In 1571 werd hiervoor zelfs een nieuwe congregatie in het leven geroepen, de Heilige Congregatie van de Index, ook vaak de Indexcongregatie of eveneens Index genoemd. Hoewel ook de Inquisitie zelf boeken bleef onderzoeken en eventueel verbieden, werd het grootste deel van de zaken nu toevertrouwd aan deze nieuwe congregatie van specialisten. De Indexcongregatie werd in 1917 afgeschaft, maar het zou duren tot 1966 tot Paulus VI de eigenlijke verboden lijst eveneens afschafte.
Tot het begin van de zestiende eeuw kon het Vaticaan de verspreiding van teksten en boeken gemakkelijk in de hand houden. Zodra ergens een kopie van een ‘gevaarlijk’ manuscript verscheen, kon het snel vernietigd worden. Maar de komst van de boekdrukkunst had de verspreiding van drukwerk en boeken op zeer ruime schaal mogelijk gemaakt. Plots was het niet meer mogelijk om te voorkomen dat ketterse teksten werden verspreid en moesten ze dus verboden worden.
De laatst uitgegeven lijst uit 1948 omvatte ongeveer vierduizend titels die volgens het Vaticaan ketterij bevatten, moreel verwerpelijk waren, of te expliciet seksueel.
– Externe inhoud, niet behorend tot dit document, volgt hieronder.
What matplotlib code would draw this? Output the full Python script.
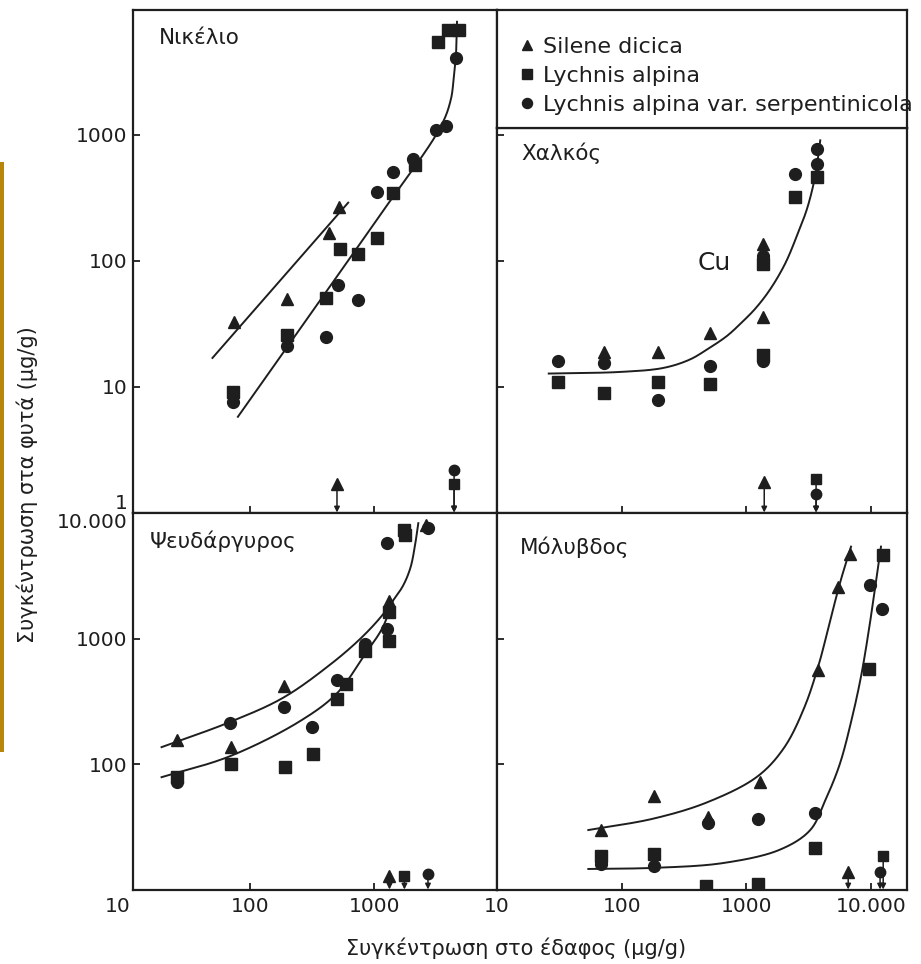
import matplotlib
matplotlib.use('Agg')
import numpy as np
import matplotlib.pyplot as plt
from matplotlib.patches import Rectangle
from matplotlib.ticker import FixedLocator, NullLocator

plt.rcParams['font.family'] = ['DejaVu Sans']

INK = '#1e1e1e'

# ---------------- data (µg/g) ----------------
# Nickel
ni_sil_x = [75, 200, 430, 520]
ni_sil_y = [33, 50, 167, 270]
ni_lyc_x = [73, 200, 410, 530, 740, 1040, 1420, 2130, 3230, 3900, 4770]
ni_lyc_y = [9.1, 26, 51, 124, 114, 153, 346, 580, 5470, 6800, 6800]
ni_ser_x = [73, 200, 410, 510, 740, 1040, 1420, 2050, 3100, 3740, 4500]
ni_ser_y = [7.6, 21, 25, 65, 49, 353, 510, 645, 1100, 1180, 4090]
ni_dl_x = [500, 4360, 4360]          # below detection limit (sil, lyc, ser)
ni_dl_y = [1.7, 1.7, 2.2]
ni_c1_x = [50, 615]
ni_c1_y = [17, 290]
ni_c2_x = [80, 1000, 3400, 4100, 4340, 4500, 4580, 4600]
ni_c2_y = [5.8, 200, 1160, 1900, 2890, 4090, 6800, 7900]

# Copper
cu_sil_x = [72, 194, 506, 1370, 1370]
cu_sil_y = [19, 19, 27, 36, 136]
cu_lyc_x = [31, 72, 194, 506, 1370, 1370, 2470, 3700]
cu_lyc_y = [11, 8.9, 11, 10.5, 18, 95, 323, 465]
cu_ser_x = [31, 72, 194, 506, 1370, 1370, 2470, 3700, 3700]
cu_ser_y = [16, 15.5, 7.9, 14.7, 16, 110, 490, 590, 775]
cu_dl_x = [1390, 3620, 3620]
cu_dl_y = [1.75, 1.85, 1.42]
cu_c_x = [26, 100, 217, 350, 488, 700, 900, 1180, 1556, 2050, 2560, 3080, 3570, 3910]
cu_c_y = [12.8, 13.2, 14.2, 16.5, 20, 25.5, 32, 42, 60, 96, 162, 265, 480, 910]

# Zinc
zn_sil_x = [26, 70, 188, 1300, 2600]
zn_sil_y = [155, 137, 421, 1980, 8000]
zn_lyc_x = [26, 70, 190, 322, 500, 590, 845, 1300, 1300, 1720, 1760]
zn_lyc_y = [80, 100, 95, 120, 331, 436, 800, 964, 1640, 7310, 6670]
zn_ser_x = [26, 69, 188, 316, 500, 845, 1270, 1270, 2700]
zn_ser_y = [72, 213, 286, 198, 470, 912, 1200, 5750, 7600]
zn_dl_x = [1320, 1740, 2690]
zn_dl_y = [13, 13, 13.5]
zn_c1_x = [19.5, 69, 185, 441, 771, 1117, 1400, 1700, 1950, 2120, 2250]
zn_c1_y = [137, 217, 339, 622, 1000, 1476, 1990, 2650, 3700, 5600, 8300]
zn_c2_x = [19.5, 69, 253, 503, 845, 1161, 1400]
zn_c2_y = [79, 116, 221, 370, 759, 1222, 1990]

# Lead
pb_sil_x = [68, 180, 488, 1290, 3770, 5440, 6800]
pb_sil_y = [30, 56, 38, 73, 568, 2590, 4730]
pb_lyc_x = [68, 180, 470, 1250, 3560, 9640, 12500]
pb_lyc_y = [18.6, 19.5, 10.8, 11.2, 21.5, 570, 4640]
pb_ser_x = [68, 180, 488, 1250, 3560, 9780, 12200]
pb_ser_y = [16, 15.5, 34, 37, 41, 2690, 1730]
pb_dl_x = [6550, 12500, 11800]
pb_dl_y = [14, 18.6, 14]
pb_c1_x = [54, 180, 488, 1225, 2000, 2900, 3800, 4700, 5700, 6900]
pb_c1_y = [30, 37, 50, 80, 135, 280, 620, 1400, 2900, 5400]
pb_c2_x = [54, 180, 655, 1870, 3250, 4300, 5600, 7000, 8300, 9500, 10800, 12000]
pb_c2_y = [14.7, 15, 16.4, 21, 30, 52, 100, 230, 500, 1100, 2600, 5400]

species = ['Silene dicica', 'Lychnis alpina', 'Lychnis alpina var. serpentinicola']
markers = ['^', 's', 'o']
msizes = [9, 8, 8.5]

# ---------------- figure ----------------
W, H = 921, 964
fig = plt.figure(figsize=(W / 100, H / 100), dpi=100)


def box(x0, y0, x1, y1):
    return [x0 / W, 1 - y1 / H, (x1 - x0) / W, (y1 - y0) / H]


ax_ni = fig.add_axes(box(133, 10, 497, 513))
ax_cu = fig.add_axes(box(497, 128, 907, 513))
ax_lg = fig.add_axes(box(497, 10, 907, 128))
ax_zn = fig.add_axes(box(133, 513, 497, 890))
ax_pb = fig.add_axes(box(497, 513, 907, 890))

LEFT_X = (11.5, 9640)
RIGHT_X = (10, 19400)


def style(ax, xlim, ylim):
    ax.set_xscale('log')
    ax.set_yscale('log')
    ax.set_xlim(*xlim)
    ax.set_ylim(*ylim)
    for s in ax.spines.values():
        s.set_linewidth(1.6)
        s.set_color(INK)
    ax.xaxis.set_minor_locator(NullLocator())
    ax.yaxis.set_minor_locator(NullLocator())
    ax.tick_params(which='major', direction='in', length=5, width=1.3,
                   color=INK, labelcolor=INK, labelsize=14.5)
    ax.tick_params(axis='x', pad=5)
    ax.tick_params(axis='y', pad=4)


def smooth_log(xs, ys, n=24):
    """Centripetal Catmull-Rom through the read-off knots, in log-log space."""
    P = np.column_stack([np.log10(xs), np.log10(ys)])
    if len(P) < 3:
        return 10 ** P[:, 0], 10 ** P[:, 1]
    P = np.vstack([2 * P[0] - P[1], P, 2 * P[-1] - P[-2]])
    out = [P[1]]
    for i in range(1, len(P) - 2):
        p0, p1, p2, p3 = P[i - 1], P[i], P[i + 1], P[i + 2]
        t0 = 0.0
        t1 = t0 + np.linalg.norm(p1 - p0) ** 0.5
        t2 = t1 + np.linalg.norm(p2 - p1) ** 0.5
        t3 = t2 + np.linalg.norm(p3 - p2) ** 0.5
        t = np.linspace(t1, t2, n)[1:, None]
        a1 = (t1 - t) / (t1 - t0) * p0 + (t - t0) / (t1 - t0) * p1
        a2 = (t2 - t) / (t2 - t1) * p1 + (t - t1) / (t2 - t1) * p2
        a3 = (t3 - t) / (t3 - t2) * p2 + (t - t2) / (t3 - t2) * p3
        b1 = (t2 - t) / (t2 - t0) * a1 + (t - t0) / (t2 - t0) * a2
        b2 = (t3 - t) / (t3 - t1) * a2 + (t - t1) / (t3 - t1) * a3
        c = (t2 - t) / (t2 - t1) * b1 + (t - t1) / (t2 - t1) * b2
        out.extend(c)
    out = np.array(out)
    return 10 ** out[:, 0], 10 ** out[:, 1]


def draw(ax, data, dl_x, dl_y, curves, ymin):
    handles = []
    for i, (xs, ys) in enumerate(data):
        h, = ax.plot(xs, ys, linestyle='none', marker=markers[i], ms=msizes[i],
                     color=INK, mec=INK, label=species[i], zorder=3)
        handles.append(h)
    for i, (x, y) in enumerate(zip(dl_x, dl_y)):
        ax.plot([x], [y], linestyle='none', marker=markers[i], ms=msizes[i] - 1,
                color=INK, zorder=3)
        ax.annotate('', xy=(x, ymin * 1.01), xytext=(x, y * 0.93),
                    arrowprops=dict(arrowstyle='-|>', lw=1.1, color=INK,
                                    mutation_scale=8, shrinkA=0, shrinkB=0))
    for cx, cy in curves:
        sx, sy = smooth_log(cx, cy)
        ax.plot(sx, sy, color=INK, lw=1.4, zorder=2)
    return handles


# Nickel
style(ax_ni, LEFT_X, (1, 9800))
h = draw(ax_ni, [(ni_sil_x, ni_sil_y), (ni_lyc_x, ni_lyc_y), (ni_ser_x, ni_ser_y)],
         ni_dl_x, ni_dl_y, [(ni_c1_x, ni_c1_y), (ni_c2_x, ni_c2_y)], 1)
ax_ni.xaxis.set_major_locator(FixedLocator([100, 1000]))
ax_ni.set_xticklabels([])
ax_ni.yaxis.set_major_locator(FixedLocator([1, 10, 100, 1000]))
ax_ni.set_yticklabels(['1', '10', '100', '1000'])
ax_ni.get_yticklabels()[0].set_verticalalignment('bottom')
ax_ni.text(0.07, 0.945, 'Νικέλιο', transform=ax_ni.transAxes, fontsize=15.5,
           color=INK, ha='left', va='center')

# Copper
style(ax_cu, RIGHT_X, (1, 1140))
draw(ax_cu, [(cu_sil_x, cu_sil_y), (cu_lyc_x, cu_lyc_y), (cu_ser_x, cu_ser_y)],
     cu_dl_x, cu_dl_y, [(cu_c_x, cu_c_y)], 1)
ax_cu.xaxis.set_major_locator(FixedLocator([100, 1000, 10000]))
ax_cu.set_xticklabels([])
ax_cu.yaxis.set_major_locator(FixedLocator([10, 100, 1000]))
ax_cu.set_yticklabels([])
ax_cu.text(0.06, 0.935, 'Χαλκός', transform=ax_cu.transAxes, fontsize=15.5,
           color=INK, ha='left', va='center')
ax_cu.text(0.53, 0.65, 'Cu', transform=ax_cu.transAxes, fontsize=18,
           color=INK, ha='center', va='center')

# Zinc
style(ax_zn, LEFT_X, (10, 10000))
draw(ax_zn, [(zn_sil_x, zn_sil_y), (zn_lyc_x, zn_lyc_y), (zn_ser_x, zn_ser_y)],
     zn_dl_x, zn_dl_y, [(zn_c1_x, zn_c1_y), (zn_c2_x, zn_c2_y)], 10)
ax_zn.xaxis.set_major_locator(FixedLocator([100, 1000]))
ax_zn.set_xticklabels(['100', '1000'])
ax_zn.yaxis.set_major_locator(FixedLocator([100, 1000, 10000]))
ax_zn.set_yticklabels(['100', '1000', '10.000'])
ax_zn.get_yticklabels()[2].set_verticalalignment('top')
ax_zn.text(0.045, 0.925, 'Ψευδάργυρος', transform=ax_zn.transAxes, fontsize=15.5,
           color=INK, ha='left', va='center')

# Lead
style(ax_pb, RIGHT_X, (10, 10000))
draw(ax_pb, [(pb_sil_x, pb_sil_y), (pb_lyc_x, pb_lyc_y), (pb_ser_x, pb_ser_y)],
     pb_dl_x, pb_dl_y, [(pb_c1_x, pb_c1_y), (pb_c2_x, pb_c2_y)], 10)
ax_pb.xaxis.set_major_locator(FixedLocator([10, 100, 1000, 10000]))
ax_pb.set_xticklabels(['10', '100', '1000', '10.000'])
ax_pb.yaxis.set_major_locator(FixedLocator([100, 1000]))
ax_pb.set_yticklabels([])
ax_pb.text(0.055, 0.91, 'Μόλυβδος', transform=ax_pb.transAxes, fontsize=15.5,
           color=INK, ha='left', va='center')

# Legend box
ax_lg.set_xticks([])
ax_lg.set_yticks([])
for s in ax_lg.spines.values():
    s.set_linewidth(1.6)
    s.set_color(INK)
leg = ax_lg.legend(handles=h, labels=species, loc='upper left',
                   bbox_to_anchor=(0, 1 - 6 / 118),
                   frameon=False, fontsize=16, handlelength=0.8, handletextpad=0.34,
                   borderpad=0.45, borderaxespad=0.5, labelspacing=0.4,
                   markerscale=0.85)
for t in leg.get_texts():
    t.set_color(INK)

# shared corner label and axis titles
fig.text(118 / W, 1 - 906 / H, '10', fontsize=14.5, color=INK, ha='center', va='center')
fig.text(516 / W, 1 - 948 / H, 'Συγκέντρωση στο έδαφος (μg/g)', fontsize=15,
         color=INK, ha='center', va='center')
fig.text(27 / W, 1 - 485 / H, 'Συγκέντρωση στα φυτά (μg/g)', fontsize=15,
         color=INK, ha='center', va='center', rotation=90)

# decorative bar on the left edge
fig.add_artist(Rectangle((0, 1 - 752 / H), 4 / W, 590 / H, transform=fig.transFigure,
                         color='#B8860B', lw=0))

fig.savefig('out.png', dpi=100, facecolor='white')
Van deze titels stonden er 1.344 sinds de zeventiende, 1.191 sinds de achttiende, 1.358 sinds de negentiende en 298 uit de twintigste eeuw op de lijst.
In 1966 maakte paus Paulus VI een eind aan de Index. Auteurs waarvan werk op de lijst stond werden wel aangemoedigd hun werken aan te passen zodat ze van de lijst konden worden afgevoerd en om hun werk vóór publicatie te laten lezen. De Index was in de katholieke wereld zeer invloedrijk. Jarenlang was het in katholieke landen zoals België, Polen en Ierland erg moeilijk om exemplaren van boeken te vinden die op de Index stonden.